Jean-Christophe Bott / EPA

Numa altura em que os hospitais já estão a chegar ao seu limite de lotação, uma norma da Direção-Geral da Saúde (DGS) sobre pacientes dos lares ou estruturas de cuidados paliativos ou integrados está a agravar esse congestionamento.

De acordo com o jornal Público, a norma da Direção-Geral da Saúde (DGS) obriga a que os pacientes internados nas enfermarias dedicadas à covid-19 e que vão ser reencaminhados para lares ou estruturas de cuidados paliativos ou integrados não possam ter alta se, ao fim de 10 dias de evolução clínica favorável, o teste continuar a dar positivo.

Os critérios estão errados e são coresponsáveis pelo congestionamento dos hospitais, porque na prática obrigam a que o doente permaneça internado por mais 10 dias, ocupando camas que são necessárias para outros doentes, quando a evidência científica já demonstrou que já não existe qualquer risco de contágio”, criticou o médico José Manuel Silva, ex-bastonário da Ordem dos Médicos e coordenador de uma enfermaria para doentes com covid no Centro Hospitalar e Universitário de Coimbra (CHUC), em declarações ao Público.

“Estes dez dias em que os doentes ficam retidos nos hospitais têm um efeito dramático porque bloqueiam a entrada dos novos doentes que por isso congestionam as urgências ou não conseguem sair das ambulâncias”, insistiu. “Temos no CHUC dezenas de doentes que só estão à espera dos vinte dias para poderem ser transferidos”.

Este problema também é visível no Hospital Curry Cabral, em Lisboa. “Essa norma da DGS impede uma saída mais célere de doentes que já não reúnem critérios de internamento”, disse Fernando Maltez, diretor do serviço de infecciologia daquele hospital, ao Público.

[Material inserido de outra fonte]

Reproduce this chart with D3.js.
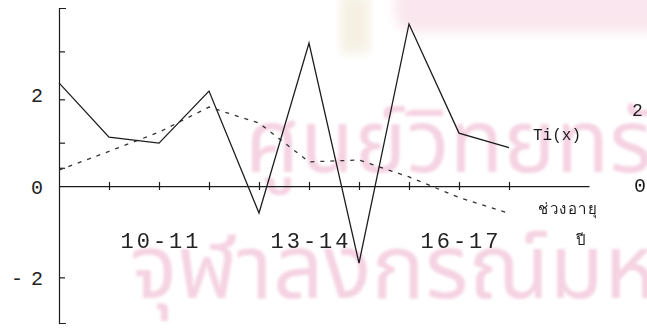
<!DOCTYPE html>
<html>
<head>
<meta charset="utf-8">
<script src="https://cdn.jsdelivr.net/npm/d3@7"></script>
<style>
  body { margin: 0; background: #fff; }
  svg { display: block; }
  .tick text { font-family: "Liberation Mono", monospace; fill: #222; }
</style>
</head>
<body>
<div class="chart"></div>
<script>
// age groups (index 0 sits on the y axis)
var ages = ["8-9", "9-10", "10-11", "11-12", "12-13", "13-14", "14-15", "15-16", "16-17", "17-18"];
var labelledAges = ["10-11", "13-14", "16-17"];

// Ti(x) series (solid) and the second, dotted series
var tiValues = [2.26, 1.07, 0.94, 2.08, -0.59, 3.13, -1.69, 3.55, 1.16, 0.84];
var dotValues = [0.35, 0.76, 1.18, 1.73, 1.38, 0.53, 0.57, 0.2, -0.25, -0.6];

// y axis ticks and labels
var yTicks = [-2, 0.4, 0.95, 1.9, 2.95];
var yLabels = [-2, 0, 2];

var svgWidth = 647;
var svgHeight = 328;

var svg = d3.select(".chart")
  .append("svg")
  .attr("width", svgWidth)
  .attr("height", svgHeight);

// scanned page watermark
var defs = svg.append("defs");
defs.append("filter").attr("id", "soft")
  .append("feGaussianBlur").attr("stdDeviation", 1.4);
defs.append("filter").attr("id", "softer")
  .append("feGaussianBlur").attr("stdDeviation", 6);

var wm = svg.append("g").attr("filter", "url(#soft)");
wm.append("rect")
  .attr("x", 395).attr("y", -20).attr("width", 280).attr("height", 52)
  .attr("rx", 20)
  .attr("fill", "#f9e6ee")
  .attr("filter", "url(#softer)");
wm.append("rect")
  .attr("x", 340).attr("y", -5).attr("width", 30).attr("height", 58)
  .attr("fill", "#f5f0e2")
  .attr("filter", "url(#softer)");
wm.append("text")
  .attr("x", 245).attr("y", 172)
  .attr("font-family", "Noto Sans Thai, Noto Sans, sans-serif")
  .attr("font-size", 88)
  .attr("fill", "#f5d3e2")
  .text("ศูนย์วิทยทรัพยากร");
wm.append("text")
  .attr("x", 130).attr("y", 298)
  .attr("font-family", "Noto Sans Thai, Noto Sans, sans-serif")
  .attr("font-size", 89)
  .attr("fill", "#f5d3e2")
  .text("จุฬาลงกรณ์มหาวิทยาลัย");

// scales
var xMax = 10.6;
var x = d3.scaleLinear().domain([0, xMax]).range([59, 589]);
var y = d3.scaleLinear().domain([-3, 3.9]).range([323, 8]);

var ink = "#1c1c1c";

// y axis: line with inward ticks and end caps
var yAxis = svg.append("g")
  .attr("transform", `translate(${x(0)}, 0)`)
  .call(d3.axisRight(y).tickValues(yTicks).tickSizeInner(6).tickSizeOuter(7).tickFormat(""));
yAxis.selectAll("path, line").attr("stroke", ink).attr("stroke-width", 1.2);

// y labels on the left
var yLab = svg.append("g")
  .attr("transform", `translate(${x(0) - 13}, 0)`)
  .call(d3.axisLeft(y).tickValues(yLabels).tickSize(0)
    .tickFormat(d => d < 0 ? "-" + Math.abs(d) : d));
yLab.select(".domain").remove();
yLab.selectAll("text").attr("font-size", 20).attr("dy", "0.36em");
yLab.selectAll("text").filter(d => d < 0).attr("textLength", 32);

// x axis at zero with crossing ticks
var xAxis = svg.append("g")
  .attr("transform", `translate(0, ${y(0)})`)
  .call(d3.axisBottom(x).tickValues(d3.range(1, ages.length)).tickSizeInner(5).tickSizeOuter(0).tickFormat(""));
xAxis.selectAll("path, line").attr("stroke", ink).attr("stroke-width", 1.2);
xAxis.selectAll(".tick line").attr("y1", -4).attr("y2", 4);

// x labels
var xLab = svg.append("g")
  .attr("transform", `translate(0, ${y(0)})`)
  .call(d3.axisBottom(x)
    .tickValues(labelledAges.map(a => ages.indexOf(a)))
    .tickSize(0).tickPadding(62)
    .tickFormat(i => ages[i]));
xLab.select(".domain").remove();
xLab.selectAll("text")
  .attr("font-size", 22)
  .attr("dy", 0)
  .attr("textLength", 78)
  .attr("lengthAdjust", "spacing");

// lines
var lineTi = d3.line().x((d, i) => x(i)).y(d => y(d));

svg.append("path")
  .datum(dotValues)
  .attr("d", lineTi)
  .attr("fill", "none")
  .attr("stroke", "#333")
  .attr("stroke-width", 1.3)
  .attr("stroke-dasharray", "4,6");

svg.append("path")
  .datum(tiValues)
  .attr("d", lineTi)
  .attr("fill", "none")
  .attr("stroke", ink)
  .attr("stroke-width", 1.3);

// series label and axis title
svg.append("text")
  .attr("x", 533).attr("y", 140)
  .attr("font-family", "Liberation Mono, monospace")
  .attr("font-size", 16)
  .attr("fill", ink)
  .attr("textLength", 48)
  .text("Ti(x)");

svg.append("text")
  .attr("x", 538).attr("y", 214)
  .attr("font-size", 15)
  .attr("fill", ink)
  .attr("textLength", 59)
  .text("ช่วงอายุ");

svg.append("text")
  .attr("x", 576).attr("y", 245)
  .attr("font-size", 15)
  .attr("fill", ink)
  .text("ปี");

// edge of the next figure on the page
svg.append("text")
  .attr("x", 634).attr("y", 192)
  .attr("font-family", "Liberation Mono, monospace")
  .attr("font-size", 20)
  .attr("fill", ink)
  .text("0");
svg.append("text")
  .attr("x", 632).attr("y", 116)
  .attr("font-family", "Liberation Mono, monospace")
  .attr("font-size", 18)
  .attr("fill", ink)
  .text("2");
</script>
</body>
</html>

A norma ficou desatualizada “a partir do momento em que se constatou que, a partir do oitavo dia, a probabilidade de o doente continuar contagioso é muito baixa”.

Atualizada a 14 de outubro, a norma 004/2020 da DGS define que os doentes internados que vão ser admitidos em lares, unidades de cuidados continuados ou paliativos, bem como aqueles que serão transferidos para áreas não dedicadas a doentes covid, não poderão sair se continuarem a ter um teste positivo ao fim de três dias sem febre e de 10 dias de evolução clínica favorável.

Segundo o intensivista Carlos Meneses de Oliveira, “os testes PCR são altamente sensíveis e detetam os restos do RNA do vírus nas vias aéreas durante muito tempo”, levando a que o resultado seja “um falso positivo”, nalguns casos muito tempo depois da infecção.

O especialista considerou que há doentes “que estão estacionados à espera de uma ordem burocrática” e lembrou que “os hospitais servem para tratar doentes e não para acumular pessoas com testes positivos”.

Esta norma define ainda que, decorridos mais 10 dias, os doentes poderão sair do hospital sem necessidade de submissão a novo teste. Porém, segundo o responsável do Curry Cabral, “há lares, que, mesmo decorridos os 20 dias, e, apesar de isso não estar contemplado na norma, continuam a exigir um novo teste, sem o qual não aceitam receber a pessoa”.

Em declarações ao Público, a DGS esclareceu que a obrigatoriedade de um teste negativo ao fim do décimo dia de evolução clínica favorável a este universo restrito de doentes “está em linha com a posição do ECDC [Centro Europeu de Controlo de Doenças] que recomenda uma cautela particular em locais de elevado risco de contágio e com pessoas com elevada vulnerabilidade para a covid-19, como é o caso das estruturas residenciais para idosos”.

Por outro lado, consideradas “as novas evidências científicas e a experiência adquirida até à data”, a DGS adianta que a norma está a ser atualizada.